What you can learn from my experience watching The Social Network

movie
Author

Joram Mutenge

Published

January 18, 2025

movie scene: a hackathon at Harvard

In 2014, as a young teenager, I watched The Social Network for the first time. I know the movie had come out four years earlier, but that’s beside the point. The point is that I was psyched—like most teenagers who watched the movie. I, too, wanted to learn how to program computers so I could make millions of dollars like Mark Zuckerberg. Seeing Mark build a company from his Harvard dorm room was inspiring, and I remember thinking, Well, if he can do it, so can I.

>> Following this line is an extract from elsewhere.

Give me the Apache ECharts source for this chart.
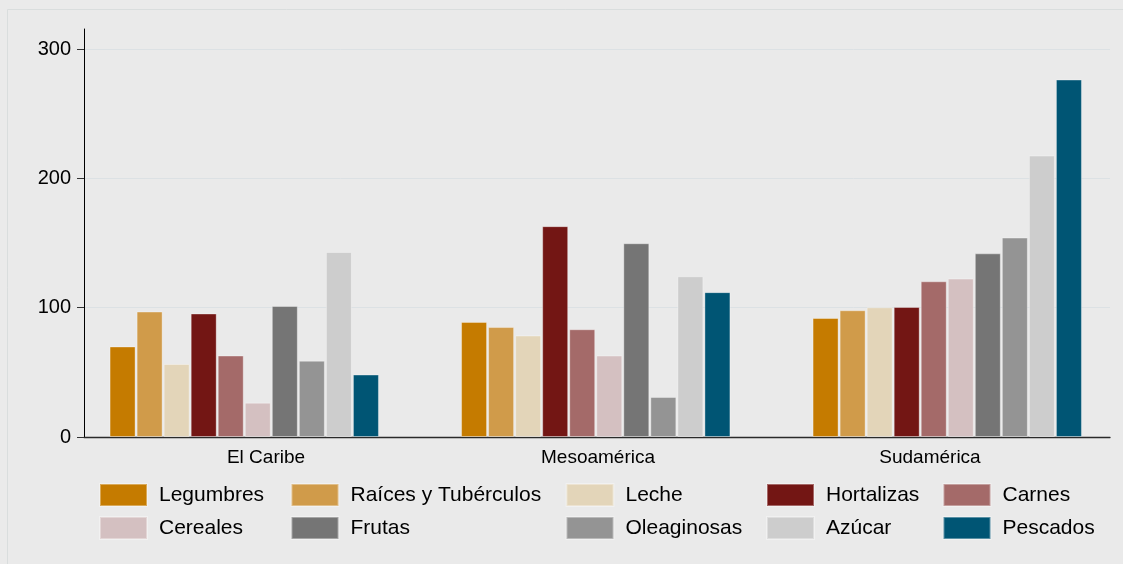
<!DOCTYPE html>
<html>
<head>
<meta charset="utf-8">
<script src="https://cdn.jsdelivr.net/npm/echarts@6/dist/echarts.min.js"></script>
<style>html,body{margin:0;padding:0;background:#eaeaea;}#chart{width:1123px;height:564px;}</style>
</head>
<body>
<div id="chart"></div>
<script>
const regions = ['El Caribe', 'Mesoamérica', 'Sudamérica'];
const yTicks = [0, 100, 200, 300];
const seriesNames = ['Legumbres', 'Raíces y Tubérculos', 'Leche', 'Hortalizas', 'Carnes', 'Cereales', 'Frutas', 'Oleaginosas', 'Azúcar', 'Pescados'];
const legumbres = [70, 89, 92];
const raices = [97, 85, 98];
const leche = [56.5, 78.5, 100.3];
const hortalizas = [95.5, 163, 100.5];
const carnes = [63, 83.3, 120.4];
const cereales = [26.5, 63, 122.5];
const frutas = [101.3, 149.8, 142];
const oleaginosas = [59, 31, 154.2];
const azucar = [143, 124.3, 217.6];
const pescados = [48.3, 112, 276.4];
const seriesValues = [legumbres, raices, leche, hortalizas, carnes, cereales, frutas, oleaginosas, azucar, pescados];
const colors = ['#c57b00', '#d09b4a', '#e3d5b9', '#731614', '#a46a69', '#d4c0c1', '#757575', '#949494', '#cdcdcd', '#005574'];

const font = '"Liberation Sans", Arial, Helvetica, sans-serif';
const yMin = yTicks[0], yMax = yTicks[yTicks.length - 1], yInt = yTicks[1] - yTicks[0];

const legendCols = [
  {names: [seriesNames[0], seriesNames[5]], left: 99},
  {names: [seriesNames[1], seriesNames[6]], left: 290.5},
  {names: [seriesNames[2], seriesNames[7]], left: 565.5},
  {names: [seriesNames[3], seriesNames[8]], left: 766},
  {names: [seriesNames[4], seriesNames[9]], left: 942.5}
];

const chart = echarts.init(document.getElementById('chart'), null, {renderer: 'canvas'});
const option = {
  backgroundColor: '#eaeaea',
  animation: false,
  color: colors,
  textStyle: {fontFamily: font},
  graphic: [{
    type: 'rect', silent: true, z: -10,
    shape: {x: 7.5, y: 9.5, width: 1200, height: 600},
    style: {fill: 'none', stroke: '#d9dddd', lineWidth: 1}
  }],
  grid: [
    {left: 68.5, width: 1056, top: 49, height: 388},
    {left: 84, width: 1026, top: 49, height: 388},
    {left: 84, width: 1026, top: 29, height: 408},
    {left: 100, width: 996, top: 49, height: 388}
  ],
  xAxis: [
    {gridIndex: 0, type: 'category', data: regions, show: false},
    {gridIndex: 1, type: 'category', data: regions, axisLine: {show: true, lineStyle: {color: '#2a2a2a', width: 1.3}}, axisTick: {show: false}, axisLabel: {show: false}, splitLine: {show: false}},
    {gridIndex: 2, type: 'category', data: regions, show: false},
    {gridIndex: 3, type: 'category', data: regions, axisLine: {show: false}, axisTick: {show: false},
      axisLabel: {show: true, color: '#000', fontSize: 19, fontFamily: font, margin: 11}}
  ],
  yAxis: [
    {gridIndex: 0, type: 'value', min: yMin, max: yMax, interval: yInt, show: false, splitLine: {show: false}},
    {gridIndex: 1, type: 'value', min: yMin, max: yMax, interval: yInt,
      axisLine: {show: false}, axisTick: {show: true, length: 7, lineStyle: {color: '#333'}},
      axisLabel: {color: '#000', fontSize: 20, fontFamily: font, margin: 13},
      splitLine: {show: true, lineStyle: {color: '#dce1e4', width: 1}}},
    {gridIndex: 2, type: 'value', min: yMin, max: yMax, axisLine: {show: true, lineStyle: {color: '#000', width: 1}},
      axisTick: {show: false}, axisLabel: {show: false}, splitLine: {show: false}},
    {gridIndex: 3, type: 'value', min: yMin, max: yMax, show: false, splitLine: {show: false}}
  ],
  legend: legendCols.map(c => ({
    data: c.names, orient: 'vertical', left: c.left, top: 483, padding: 0,
    itemWidth: 47, itemHeight: 22, itemGap: 9, icon: 'rect',
    textStyle: {color: '#000', fontSize: 21, fontFamily: font, padding: [0, 0, 0, 7]},
    selectedMode: false
  })),
  series: seriesNames.map((n, i) => ({
    name: n, type: 'bar', xAxisIndex: 0, yAxisIndex: 0,
    data: seriesValues[i], barWidth: 26, barGap: '4%', z: 5,
    itemStyle: {color: colors[i], borderColor: 'rgba(255,255,255,0.35)', borderWidth: 1}
  }))
};
chart.setOption(option);
</script>
</body>
</html>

Unfortunately, like many others who were psyched after seeing the movie, I didn’t act on that inspiration. It only lasted a few days, and I soon went back to my usual routine. I was living my life the same way I had before watching the movie. This is a problem many of us face—we hesitate to act on our inspiration. It’s easy to feel inspired, but for most of us, that’s where the story ends. Naval Ravikant, one of the smartest philosophers alive today, reminds us:

Inspiration is perishable. Act on it immediately.

After watching The Social Network, I was inspired. I wanted to become a coder so I could build an internet company like Mark Zuckerberg. The problem was that I didn’t follow through with that plan.

Here’s the lesson I want everyone to take away from this post:

Wanting to become something is not the same as becoming, and you can only become when you start acting on your want.

Had I started learning to code in 2014, maybe by now you’d be using the services of an internet company I built.